Fischer–Tropsch Synthesis: Impact of H2 or CO Activation on Methane Selectivity

Abstract

The effect of CO conversion on methane selectivity of a 10 % Co/TiO2 catalyst was investigated using a 1L continuously stirred tank reactor at 493–503 K, 2.4 MPa, H2/CO = 2 and GHSV = 0.4–6 Nl g cat −1 h−1. The cobalt catalysts were activated by H2 and CO, respectively, in two separate runs. For the H2 activated catalyst, the methane selectivity decreased (15–6 %) and C5+ selectivity increased (80–91 %) linearly with increasing CO conversion from 10 to 60 %. The C2–C4 hydrocarbon selectivity decreased slightly with CO conversion. The enhancement in C5+ selectivity was mainly due to the decrease in methane selectivity. The CO activated cobalt catalyst was initially in a carburized form after activation, and then converted to a form with greater metallic character when exposed to syngas at Fischer–Tropsch conditions.
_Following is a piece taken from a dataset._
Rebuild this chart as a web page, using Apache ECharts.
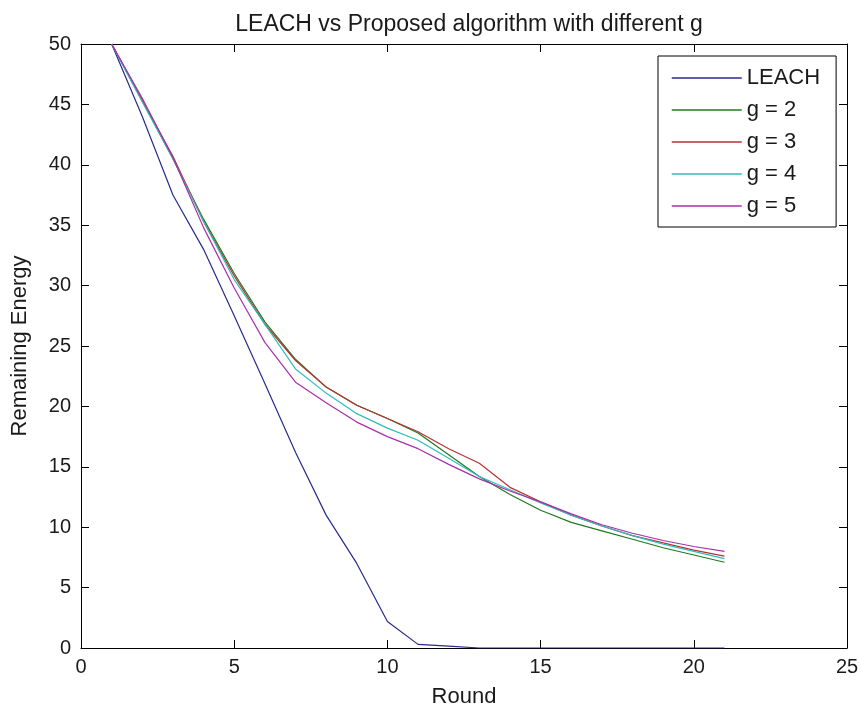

The CO activated catalyst at pseudo steady-state had higher methane selectivity in general as compared to the H2 activated one, possibly due to the presence of the cobalt carbide phase. Two kinetic regions appear to exist for the CO activated catalyst. When CO conversion is lower than 20 %, the methane selectivity increased exponentially with CO conversion, which is attributed to enhanced hydrogenation. When CO conversion is higher than 20 %, the CO activated catalyst behaves more like a H2 activated catalyst, with a decrease in methane and an increase in C5+ selectivity with CO conversion.